October 2024

A Gentleman in Moscow – Amor Towles

Two people at church talked glowingly about this book, so obviously it was a ‘must read.’

The first paragraph, to my surprise, transported me back over 50 years to when I was standing in Red Square in Moscow. This was Cold War, iron curtain time but although this was a school expedition I had been taught virtually nothing about communism. My strong memory, as I took in the colourful onion topped towers of St Basil’s Cathedral and the soldiers marching in front of Lenin’s tomb ready to change the guard, is of the Seagull cars, huge shiny black limousines, racing across Red Square towards the Kremlin, horns blowing, lights flashing, and of the drab, shabbily dressed people quickly scattering out of the way. I remember thinking: communism is supposed to be about equality, isn’t it? I don’t see much of that here. I’m not sure if by then I had read Animal Farm. (I also remember being annoyed that we were taken to the State Circus when the Bolshoi Ballet had originally been promised.)

So here we are looking out onto Red Square from the Hotel Metropole. Still a hotel to this day, it was built in Art Nouveau style at the beginning of the 20th century. There has long been a tradition for those rich enough, to live in luxurious hotel suites and there has also long been a tradition for several countries including Russia to use house arrest as a punishment. Our protagonist, the fictional (but very convincing) Count Alexander Ilyich Rostov, is charged as a social parasite and a born aristocrat before a Bolshevik tribunal in the Kremlin. He is wrongly believed to be the writer of a pro-revolutionary poem, and this mistake saves his life. The high-ranking official decides on a whim that it would be amusing to sentence him to house arrest for life in the Hotel Metropole. Rostov knows he is fortunate to have avoided being summarily executed against a pock marked and bloodied wall.
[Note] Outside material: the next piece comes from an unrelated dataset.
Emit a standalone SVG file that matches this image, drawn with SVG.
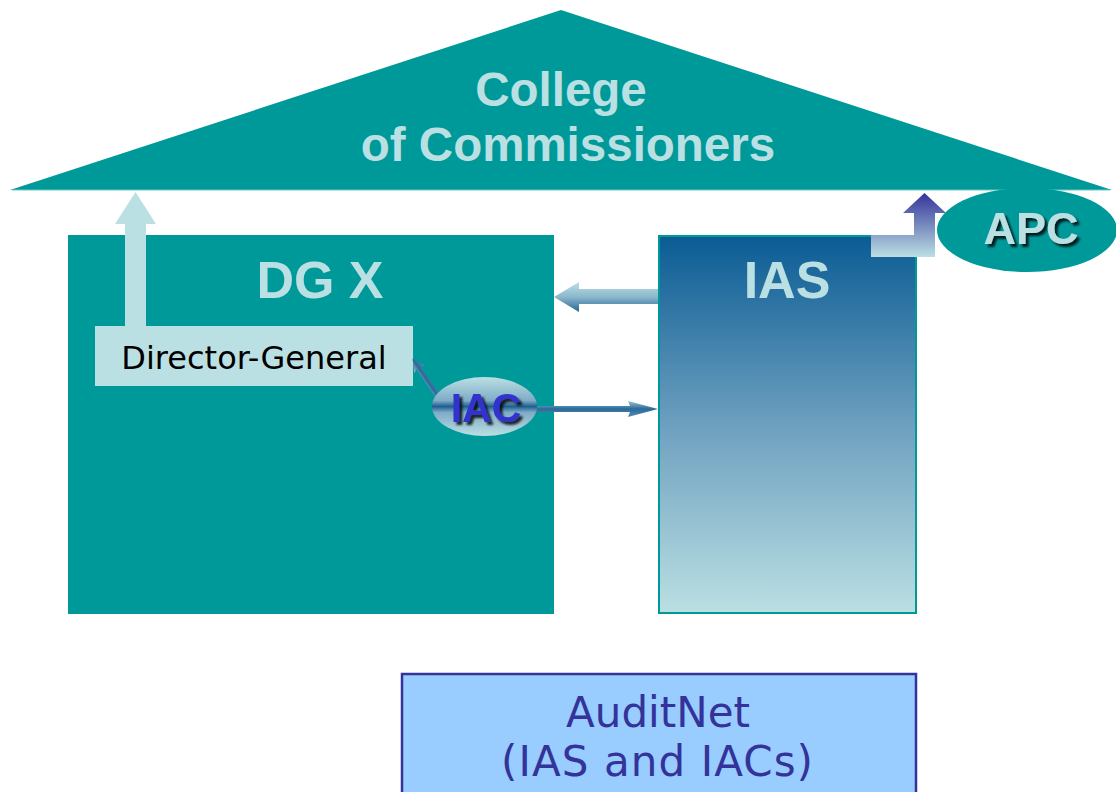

Thus, the stage is set. Rostov is moved from his spacious and beautifully furnished suite to a chilly, sparse attic. Here the author begins to show us the character of Alexander Ilyich, and it is most endearing. He demonstrates how much small things can be powerful and make a huge difference to one’s life. A rug found in the basement, some wine glasses purloined from his own confiscated belongings, a friendly bird on his windowsill. All these offer a taste of civilisation and delight and are balm for his battered soul. As the hotel is now his whole world, he gradually becomes familiar with every set of backstairs, every service lift, the closets, attics, basements. And, he has companions in this exploration who also enrich his day-to-day life. He knows the kitchens intimately, each and every member of the working staff and the (still) rich and privileged diners who enjoy oysters, veal and champagne while the ordinary citizens starve.

While this writing is elegant, charming and gently comedic, it is, just like a mille-feuille taken with cucumber sandwiches and China tea, a many layered story. The top layer, like icing, is heavily loaded with sugar. Underneath, not so. Lenin ruled in Russia through the 1917 Revolution until his death in 1924 when Stalin took over, in place as head of state until 1953. This is very much the period covered in this fascinating novel. Agricultural collectivisation, and industrialisation that happened inefficiently and too quickly for the country’s infrastructure to cope, resulted in famine through much of the vast country. The people dining in style night after night in the Hotel Metropole knew about this but they also knew that if they spoke out in any critical fashion, at best they would be sent to hard labour camps in the gulags, or worse, it would be them up against the bloodied Kremlin wall. It is rather depressing to see this situation repeat itself throughout history. Think of present day happenings in

Russia: consider the fate of Alexei Navalny just earlier this year and indeed other opponents of the Russian government who have lost their lives even if living ‘safely’ in England. Brutal is not really a strong enough word for the callous actions of Stalin towards his own people during his reign of power. Some would say the same of Putin today.

Returning to Alexander Rostov in his own microcosm, one of the many parts that made me smile involved a Narnia like episode. He has a wardrobe that he finds has a hollow sounding back to it. Applying a little force, the back gives way and he finds himself in another connecting room. Space, hidden space, his very own. I can imagine the delight and then the fun in furnishing it, mainly with his own possessions again. It is his study; his library and only trusted friends are invited to push their way through the coats.

The whole business of the hotel being a world in itself brought to mind the film ‘The Grand Budapest Hotel’ written by Wes Anderson. It is a powerful device for any writer to create a complete world but also a salutary lesson to us all that we cannot stand totally alone. We will always be affected by the wider world. ‘No man is an island,’ said John Donne.

Pleasingly there is a television series of this book. It is on Apple TV and stars Ewan McGregor as Alexander Rostov. Unusually it is exactly as I imagine it to be and the script sticks very, very closely to the book. Do read … and maybe watch!